As we can see, some of the praises we find in Yishtabach are repeated in these three midrashim. Yet how does this help us gain a greater insight into the prayer? We must also understand the differences throughout these different episodes. In the first, the people are giving praise, in the second Moshe instructs them to give praise, and in the third, God instructs Moshe about giving praise. Why the differentiation? There is also the strange object of the praise – “to the One whom wars belong to.” What does this mean?
Let’s first establish the common thread between these different episodes. It would seem each event referred to a different stage in the overall redemption of Bnei Yisrael from the hands of the Egyptians. When first exiting Egypt, the Jewish people turned their praises towards God, even though they were being chased by the Egyptians. They had been witness to tremendous miracles, and were able to place their security in God; this is expressed in these praises. And then they came face to face with a closed off escape route. God reassures them that He will provide more miracles, saving the Jewish people. Bnei Yisrael turn to Moshe, who then instructs them to continue in their praises. Didn’t they have faith that God would once again “come through?” The issue was not a question of faith – it was a question of a lack of knowledge. Once they reached the sea, they reached a point where they did not have insight into how God’s plan would unfold. And then we have the final incident. Moshe knew God had a plan to rescue the Jewish people, expressed in the command to raise his staff. But then what? God responds with the similar directive to praise Him. Again, Moshe had a greater insight into the plan of God, but had reached an end point to this knowledge. The solution is to praise God (we will see why praising is the universal solution shortly). At this point, we can see this common thread between the three episodes. In each, there was a knowledge and experience of God’s plan, naturally evoking praise. Yet after a period of time, the plan was no longer as clear, the specifics more elusive. Every time the end point is reached, the instruction is to turn to more praise. We now need to understand why praising God is the answer.

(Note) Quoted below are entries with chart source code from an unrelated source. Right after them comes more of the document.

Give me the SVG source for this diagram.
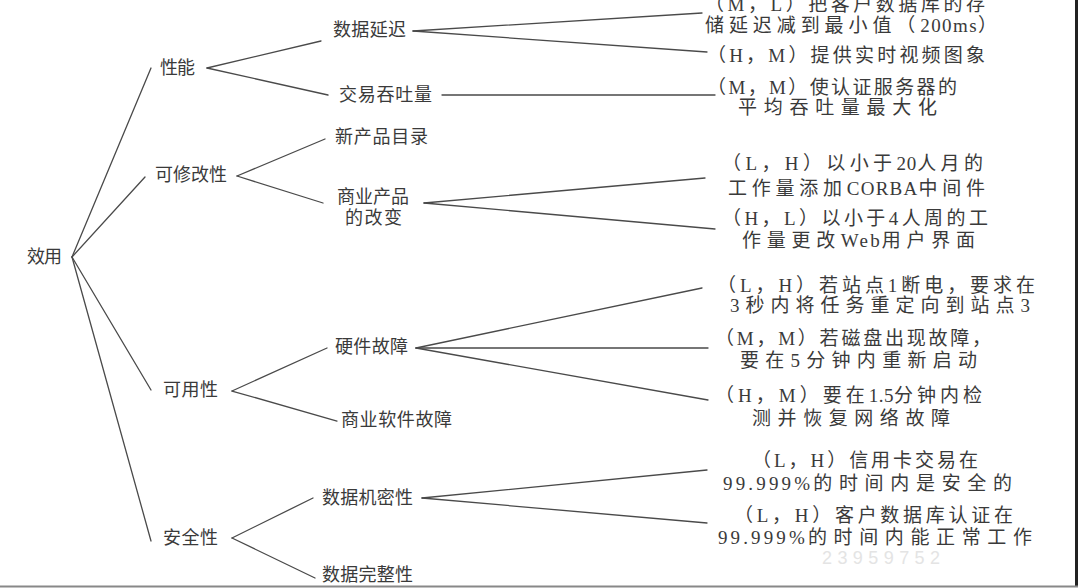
<svg xmlns="http://www.w3.org/2000/svg" width="1080" height="588" viewBox="0 0 1080 588">
<style>
text{font-family:"Liberation Serif","Noto Sans CJK SC",serif;fill:#3a3a3a;dominant-baseline:central}
.n{font-size:18px}
.r{font-size:19px}
.l{letter-spacing:-3.5px}
.wm{font-size:18px;fill:#e4e4e4;font-family:"Liberation Sans",sans-serif}
.c line{stroke:#4a4a4a;stroke-width:1.3;stroke-linecap:round}
</style>
<rect width="1080" height="588" fill="#ffffff"/>
<g id="connectors" class="c">
<line x1="72" y1="257" x2="151" y2="68"/>
<line x1="72" y1="257" x2="145" y2="177"/>
<line x1="72" y1="257" x2="151" y2="390"/>
<line x1="72" y1="257" x2="151" y2="541"/>
<line x1="207" y1="68" x2="321" y2="41"/>
<line x1="207" y1="68" x2="328" y2="95"/>
<line x1="413" y1="31" x2="702" y2="13"/>
<line x1="413" y1="31" x2="707" y2="52"/>
<line x1="442" y1="95" x2="715" y2="95"/>
<line x1="237" y1="176" x2="325" y2="139"/>
<line x1="237" y1="176" x2="323" y2="203"/>
<line x1="424" y1="203" x2="705" y2="178"/>
<line x1="424" y1="203" x2="715" y2="229"/>
<line x1="232" y1="391" x2="327" y2="348"/>
<line x1="232" y1="391" x2="337" y2="421"/>
<line x1="416" y1="348" x2="702" y2="288"/>
<line x1="416" y1="348" x2="708" y2="348"/>
<line x1="416" y1="348" x2="708" y2="400"/>
<line x1="232" y1="538" x2="313" y2="498"/>
<line x1="232" y1="538" x2="315" y2="578"/>
<line x1="422" y1="498" x2="707" y2="470"/>
<line x1="422" y1="498" x2="707" y2="523"/>
</g>
<g id="utility"><text class="n" x="27" y="257" textLength="35" lengthAdjust="spacing">效用</text></g>
<g id="performance"><text class="n" x="160" y="68" textLength="35" lengthAdjust="spacing">性能</text></g>
<g id="modifiability"><text class="n" x="155" y="175" textLength="72" lengthAdjust="spacing">可修改性</text></g>
<g id="availability"><text class="n" x="163" y="390" textLength="55" lengthAdjust="spacing">可用性</text></g>
<g id="security"><text class="n" x="163" y="538" textLength="55" lengthAdjust="spacing">安全性</text></g>
<g id="data-latency"><text class="n" x="333" y="30" textLength="73" lengthAdjust="spacing">数据延迟</text></g>
<g id="throughput"><text class="n" x="339" y="95" textLength="93" lengthAdjust="spacing">交易吞吐量</text></g>
<g id="new-catalog"><text class="n" x="335" y="137" textLength="93" lengthAdjust="spacing">新产品目录</text></g>
<g id="commercial-change"><text class="n" x="337" y="197" textLength="72" lengthAdjust="spacing">商业产品</text><text class="n" x="345" y="218" textLength="57" lengthAdjust="spacing">的改变</text></g>
<g id="hardware-failure"><text class="n" x="335" y="347" textLength="73" lengthAdjust="spacing">硬件故障</text></g>
<g id="software-failure"><text class="n" x="341" y="420" textLength="111" lengthAdjust="spacing">商业软件故障</text></g>
<g id="confidentiality"><text class="n" x="322" y="498" textLength="91" lengthAdjust="spacing">数据机密性</text></g>
<g id="integrity"><text class="n" x="322" y="575" textLength="91" lengthAdjust="spacing">数据完整性</text></g>
<g id="s1"><text class="r" x="705" y="4" textLength="280" lengthAdjust="spacing">（M，L）把客户数据库的存</text><text class="r" x="705" y="25" textLength="292" lengthAdjust="spacing">储延迟减到最小值（<tspan class="l">200ms</tspan>）</text></g>
<g id="s2"><text class="r" x="707" y="55" textLength="278" lengthAdjust="spacing">（H，M）提供实时视频图象</text></g>
<g id="s3"><text class="r" x="707" y="87" textLength="250" lengthAdjust="spacing">（M，M）使认证服务器的</text><text class="r" x="738" y="107" textLength="199" lengthAdjust="spacing">平均吞吐量最大化</text></g>
<g id="s4"><text class="r" x="722" y="163" textLength="261" lengthAdjust="spacing">（L，H）以小于<tspan class="l">20</tspan>人月的</text><text class="r" x="728" y="188" textLength="257" lengthAdjust="spacing">工作量添加<tspan class="l">CORBA</tspan>中间件</text></g>
<g id="s5"><text class="r" x="722" y="218" textLength="266" lengthAdjust="spacing">（H，L）以小于4人周的工</text><text class="r" x="742" y="240" textLength="233" lengthAdjust="spacing">作量更改<tspan class="l">Web</tspan>用户界面</text></g>
<g id="s6"><text class="r" x="717" y="285" textLength="318" lengthAdjust="spacing">（L，H）若站点1断电，要求在</text><text class="r" x="730" y="305" textLength="300" lengthAdjust="spacing">3秒内将任务重定向到站点3</text></g>
<g id="s7"><text class="r" x="715" y="338" textLength="276" lengthAdjust="spacing">（M，M）若磁盘出现故障，</text><text class="r" x="740" y="360" textLength="237" lengthAdjust="spacing">要在5分钟内重新启动</text></g>
<g id="s8"><text class="r" x="715" y="395" textLength="267" lengthAdjust="spacing">（H，M）要在<tspan class="l">1.5</tspan>分钟内检</text><text class="r" x="752" y="418" textLength="198" lengthAdjust="spacing">测并恢复网络故障</text></g>
<g id="s9"><text class="r" x="752" y="460" textLength="226" lengthAdjust="spacing">（L，H）信用卡交易在</text><text class="r" x="723" y="483" textLength="289" lengthAdjust="spacing"><tspan class="l">99.999%</tspan>的时间内是安全的</text></g>
<g id="s10"><text class="r" x="734" y="515" textLength="279" lengthAdjust="spacing">（L，H）客户数据库认证在</text><text class="r" x="718" y="537" textLength="314" lengthAdjust="spacing"><tspan class="l">99.999%</tspan>的时间内能正常工作</text></g>
<text class="wm" x="822" y="558" textLength="118" lengthAdjust="spacing">23959752</text>
<line x1="1076.5" y1="0" x2="1076.5" y2="586" stroke="#222" stroke-width="3"/>
<line x1="0" y1="586.5" x2="1078" y2="586.5" stroke="#888" stroke-width="2"/>
</svg>
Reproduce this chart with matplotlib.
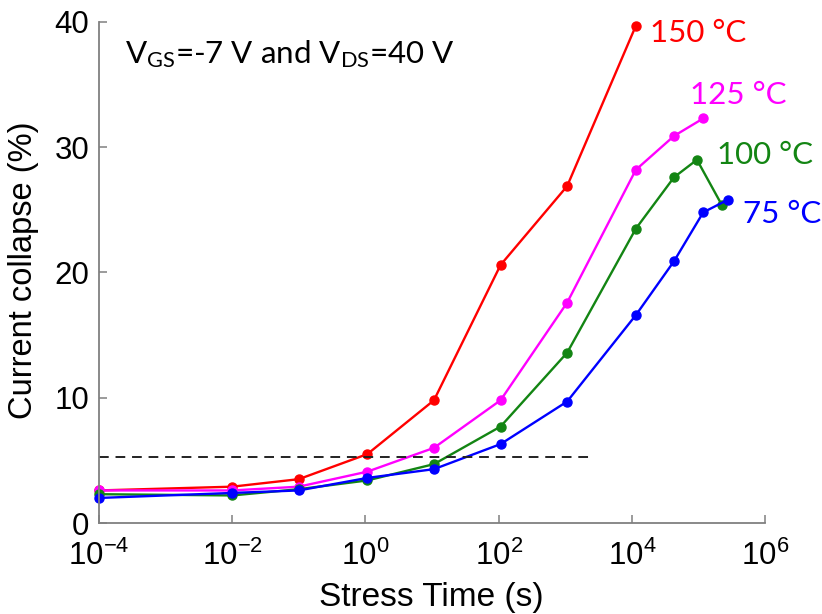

Note the specific praise of God as “the One with whom war belongs to.” We see a similar description in the Song at the Reed Sea, the praises recited by the Jewish people upon exiting Yam Suf. God is described there (Exod. 15:3) as “man of war.” Rashi explains that God is the "baal milchama", the master of war. On a literal level, this would paint a picture of a warmongering Deity, thirsting for blood. Of course, such a description is ridiculous. Instead, it might be a specific expression of an important fundamental idea about God and His knowledge versus ours. When it comes to fighting in battle, we tend to focus on what we think are obvious factors in victory or defeat. Issues such as the size of the army, psychological morale, military strategy, etc., all paint a picture of why one outcome is more likely than another. Yet, in reality, there are an infinite number of causes and effects at play, events that man can never completely know. Both on the individual (soldier) and national (army) level, we must be aware of the clear lack of knowledge that we inherently possess. This idea is at the forefront of the different episodes detailed in the Mechilta. The Jewish people possessed knowledge of the plan of God and how He was to wage war on their behalf. At a certain point, though, this changed, and the knowledge of how the plan would unfold was hidden. It had to be clear to them that there was a limitation to what they could know. This is reflected in the three distinct episodes recounted above. After Bnei Yisrael reached the Reed Sea, they not only reached a natural obstacle, there was an intellectual barrier as well. Therefore, they were told to direct themselves to praise God. When focusing on the greatness of God, we are in turn acknowledging how far removed we are from Him, and how limited we are in our knowledge of Him.
There is another interesting concept about Yishtabach that helps solidify this idea, and demonstrate how this prayer is of utmost importance. The Avudraham comments that the fifteen praises of Yishtabach (shir ushevacha, hellel v’zemira, etc) correspond to the fifteen Tehillim of “Song of Ascent” composed by King David, as well as the fifteen ascents of Dayeinu, found in the Haggadah. What is the significance of these comparisons? The answer to this question fits in to the overall idea concerning the mindset we must have when reciting this prayer. The different praises found throughout the Tehillim and Dayeinu all have individual concepts. However, they are tied together by one overall praise, whether it be the idea of Song of Ascent or Dayeinu. This is the key idea by the prayer of Yishtabach. There are many different praises throughout this prayer, each referencing a universal praise about God. Yet they should be viewed as well as one entity. The purpose of Yishtabach, and to a certain extent pesukei dezimra, becomes more apparent. Pesukei dezmira was set up as a preparation for the specific praises to be recited in the brachos of Kriyas Shima. The brachos of kriyas Shima contain detailed thematic praises. Before engaging in these detailed praises, Chazal felt it was important to have the idea of praise per se, and what it means to give praise to God, as clear as possible. When one studies the different concepts of pesukei dezimra, there is a significant amount of focus on the importance of giving praise to God. And this culminates with Yishtabach, where, reciting these categorical praises, a person now becomes defined, to a certain extent, as a "gavra hameshabeach", one offering praise, or one who is now fit to give praise to God. The idea of how he is limited in his knowledge is secure, his understanding of the importance of praising God is complete, and he now can proceed with the rest of his prayer.